The compiler can do several types of loop optimization. Some of the more common ones are as follows:

Loop unrolling consists of repeating several iterations of a loop within the loop body, and adjusting the loop index accordingly. As the body of the loop becomes larger, the compiler can schedule the instructions more efficiently. Also reduced is the overhead caused by the loop index increment and conditional check operations. The remainder of the loop is handled using loop peeling.

Loop peeling consists of removing a number of loop iterations from the loop, and moving them in front of or after the loop, as appropriate.

Loop interchange changes the ordering of nested loops to minimize memory stride, to maximize cache-line hit rates.

Loop fusion consists of combining adjacent or closely located loops into a single loop. The benefits of loop fusion are similar to loop unrolling. In addition, if common data is accessed in the two pre-optimized loops, cache locality is improved by loop fusion, providing the compiler with more opportunities to exploit instruction-level parallelism.

Loop fission is the opposite of loop fusion: a loop is split into two or more loops. This optimization is appropriate if the number of computations in a loop becomes excessive, leading to register spills that degrade performance.
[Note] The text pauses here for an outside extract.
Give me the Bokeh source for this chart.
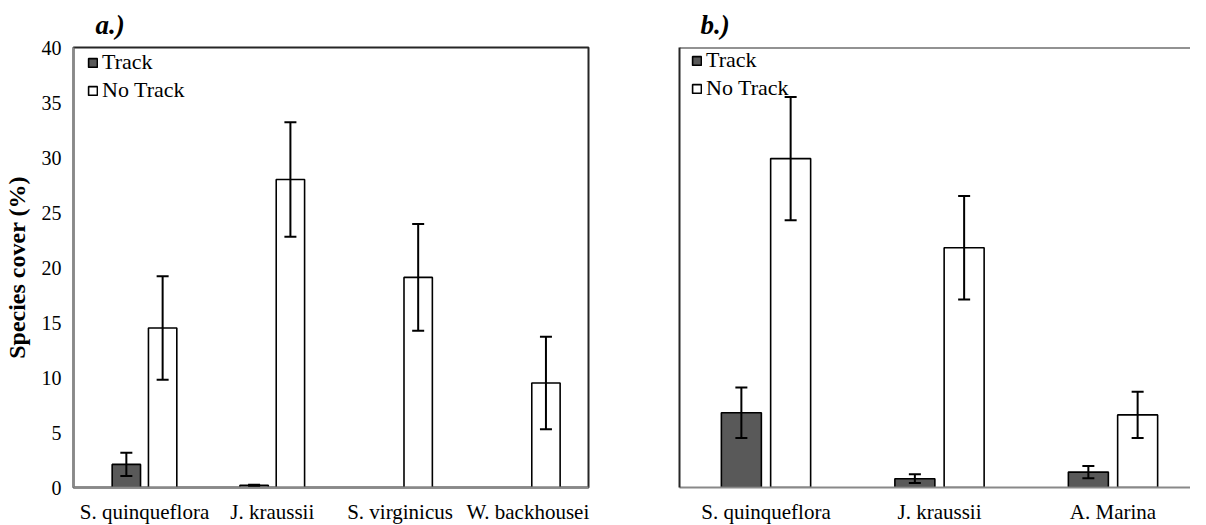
import numpy as np
from bokeh.plotting import figure
from bokeh.models import (ColumnDataSource, Whisker, TeeHead, Legend, LegendItem,
                          FixedTicker, Range1d, Span)
from bokeh.layouts import row
from bokeh.embed import file_html
from bokeh.resources import INLINE

# ---- data ----
left_categories = ["S. quinqueflora", "J. kraussii", "S. virginicus", "W. backhousei"]
left_track = [2.1, 0.2, 0.0, 0.0]
left_track_err = [1.05, 0.05, 0.0, 0.0]
left_notrack = [14.5, 28.0, 19.1, 9.5]
left_notrack_err = [4.7, 5.2, 4.85, 4.2]

right_categories = ["S. quinqueflora", "J. kraussii", "A. Marina"]
right_track = [6.8, 0.8, 1.4]
right_track_err = [2.3, 0.4, 0.55]
right_notrack = [29.9, 21.8, 6.6]
right_notrack_err = [5.6, 4.7, 2.1]

series_labels = ["Track", "No Track"]
y_ticks = [0, 5, 10, 15, 20, 25, 30, 35, 40]

FONT = "Liberation Serif"
DARK = "#595959"
AXIS_GRAY = "#898989"


def make_panel(cats, track, terr, notrack, nerr, width, bl, br, x_start, x_end,
               bar_w, title, title_offset, show_y, legend_xy):
    p = figure(width=width, height=526, x_range=Range1d(x_start, x_end),
               y_range=Range1d(0, 40), output_backend="svg", toolbar_location=None,
               min_border_left=bl, min_border_right=br, min_border_top=40,
               min_border_bottom=35, background_fill_color="white",
               border_fill_color="white")
    p.xgrid.visible = False
    p.ygrid.visible = False

    idx = np.arange(len(cats))
    off = 0.142
    t = np.array(track, dtype=float)
    te = np.array(terr, dtype=float)
    n = np.array(notrack, dtype=float)
    ne = np.array(nerr, dtype=float)
    mask = t > 0
    src_t = ColumnDataSource(dict(x=(idx - off)[mask], top=t[mask],
                                  upper=(t + te)[mask], lower=(t - te)[mask]))
    src_n = ColumnDataSource(dict(x=idx + off, top=n, upper=n + ne, lower=n - ne))

    r1 = p.vbar(x="x", top="top", width=bar_w, source=src_t, fill_color=DARK,
                line_color="black", line_width=1.6)
    r2 = p.vbar(x="x", top="top", width=bar_w, source=src_n, fill_color="white",
                line_color="black", line_width=1.6)

    for src in (src_t, src_n):
        w = Whisker(base="x", upper="upper", lower="lower", source=src,
                    line_color="black", line_width=2, level="overlay",
                    upper_head=TeeHead(size=12, line_width=2, line_color="black"),
                    lower_head=TeeHead(size=12, line_width=2, line_color="black"))
        p.add_layout(w)

    # x axis
    xa = p.xaxis[0]
    xa.ticker = FixedTicker(ticks=[int(i) for i in idx])
    xa.major_label_overrides = {int(i): c for i, c in zip(idx, cats)}
    xa.axis_line_color = AXIS_GRAY
    xa.axis_line_width = 2
    xa.major_tick_in = 0
    xa.major_tick_out = 0
    xa.minor_tick_in = 0
    xa.minor_tick_out = 0
    xa.major_label_standoff = 12
    xa.major_label_text_font = FONT
    xa.major_label_text_font_size = "21px"
    xa.major_label_text_color = "black"

    ya = p.yaxis[0]
    ya.major_tick_in = 0
    ya.major_tick_out = 0
    ya.minor_tick_in = 0
    ya.minor_tick_out = 0
    if show_y:
        ya.ticker = FixedTicker(ticks=y_ticks)
        ya.axis_line_color = AXIS_GRAY
        ya.axis_line_width = 2
        ya.major_label_standoff = 12
        ya.major_label_text_font = FONT
        ya.major_label_text_font_size = "20px"
        ya.major_label_text_color = "black"
        ya.axis_label = "Species cover (%)"
        ya.axis_label_text_font = FONT
        ya.axis_label_text_font_style = "bold"
        ya.axis_label_text_font_size = "24px"
        ya.axis_label_text_color = "black"
        ya.axis_label_standoff = 9
        p.outline_line_color = "#262626"
        p.outline_line_width = 2
    else:
        ya.ticker = FixedTicker(ticks=[])
        ya.major_label_text_font_size = "0px"
        ya.axis_line_color = "#262626"
        ya.axis_line_width = 2
        p.outline_line_color = None
        p.add_layout(Span(location=40, dimension="width", line_color="#262626",
                          line_width=2))

    # title
    p.title.text = title
    p.title.text_font = FONT
    p.title.text_font_style = "bold italic"
    p.title.text_font_size = "27px"
    p.title.align = "left"
    p.title.offset = title_offset
    p.title.standoff = 15
    p.title.text_color = "black"

    legend = Legend(items=[LegendItem(label=series_labels[0], renderers=[r1]),
                           LegendItem(label=series_labels[1], renderers=[r2])],
                    location=legend_xy, margin=0, padding=0,
                    border_line_color=None, background_fill_alpha=0,
                    label_text_font=FONT, label_text_font_size="22px",
                    label_text_color="black", glyph_width=11, glyph_height=11,
                    label_height=22, spacing=2, label_standoff=4)
    p.add_layout(legend)
    return p


left = make_panel(left_categories, left_track, left_track_err, left_notrack,
                  left_notrack_err, width=632, bl=62, br=44,
                  x_start=-0.5556, x_end=3.475, bar_w=0.222, title="a.)",
                  title_offset=22, show_y=True, legend_xy=(14, 384))
right = make_panel(right_categories, right_track, right_track_err, right_notrack,
                   right_notrack_err, width=558, bl=47, br=0,
                   x_start=-0.4986, x_end=2.4467, bar_w=0.2305, title="b.)",
                   title_offset=21, show_y=False, legend_xy=(12, 386))

layout = row(left, right, spacing=0)
open("out.html", "w").write(file_html(layout, INLINE))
Loop fission can also come into play if a loop contains conditional statements. Sometimes it is possible to split the loops into two: one with the conditional statement and one without. This can increase opportunities for software pipelining in the loop without the conditional statement.

Sometimes, with nested loops, the compiler applies loop fission to split a loop apart, and then performs loop fusion to recombine the loop in a different way to increase performance. In this case, you see compiler commentary similar to the following:


    Loop below fissioned into 2 loops
    Loop below fused with loop on line 116
    [116]    for (i=0;i<nvtxs;i++) {

Inlining of Functions

With an inline function, the compiler inserts the function instructions directly at the locations where it is called instead of making actual function calls. Thus, similar to a C/C++ macro, the instructions of an inline function are replicated at each call location. The compiler performs explicit or automatic inlining at high optimization levels (4 and 5). Inlining saves the cost of a function call and provides more instructions for which register usage and instruction scheduling can be optimized, at the cost of a larger code footprint in memory. The following is an example of inlining compiler commentary.


                Function initgraph inlined from source file ptralias.c 
                    into the code for the following line
0.       0.         44.       initgraph(rows);

Note –

The compiler commentary does not wrap onto two lines in the Source tab of the Analyzer.


Parallelization

If your code contains Sun, Cray, or OpenMP parallelization directives, it can be compiled for parallel execution on multiple processors. The compiler commentary indicates where parallelization has and has not been performed, and why. The following shows an example of parallelization computer commentary.


0.       6.324       9. c$omp  parallel do shared(a,b,c,n) private(i,j,k)
                   Loop below parallelized by explicit user directive
                   Loop below interchanged with loop on line 12
0.010    0.010     [10]            do i = 2, n-1

                   Loop below not parallelized because it was nested in a parallel loop
                   Loop below interchanged with loop on line 12
0.170    0.170      11.               do j = 2, i

For more details about parallel execution and compiler-generated body functions, refer to Overview of OpenMP Software Execution.